The other aspect of boundaries in relationships is stating them clearly. I found defining my YES a piece of cake compared to having to set boundaries and expectations. Over the years, I had made several “attempts” to express what I needed, and I deliberately use the word “attempt” because, in hindsight, I was very vague. There were also no consequences when my request wasn’t met – I don’t think my silent inner rage is any kind of consequence (unless we count the impact on my own health!).

Creating boundaries in a relationship

The key to creating boundaries in a relationship is the need for minimal explaining or justifying. If what you’re asking for is not clear, reasonable and straightforward – you need to rethink it. If you have to go into a big WHY story, your message will be lost.

I love that our dear Queen Elizabeth II is alleged to live by the ethos “don’t complain, don’t explain”. If it’s good enough for the Queen, it’s good enough for me.

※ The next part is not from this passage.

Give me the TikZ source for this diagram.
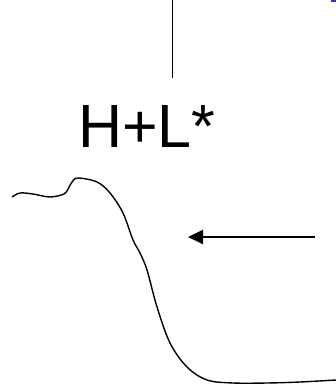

What I have found interesting to reflect on is “Why were my own attempts at this so weak?”, given that anyone who knows me wouldn’t describe me as a shrinking violet. As I was preparing to write this article, I realised that at the heart of asking for what you need is the core belief “you deserve it”. For me it was the inverse “you don’t deserve it”, and that hesitation leaves you wide open to have your boundaries stomped all over.

I wish I could, but I don't want to - Pheobe from Friends

“Boundary breaches”, as I like to think of them, tend to come when the status quo is working well for others, and they don’t want things to change. You have to be prepared to unnervingly hold your ground – every YES you are forced into accepting, means saying NO to something you actually want to do. Believing you deserve what you’re asking for will make you far more convincing! Some inner work might be needed for this to come naturally.

Getting clear on boundaries. Finding your line and holding it. This could be a critical step in prioritising your self-care.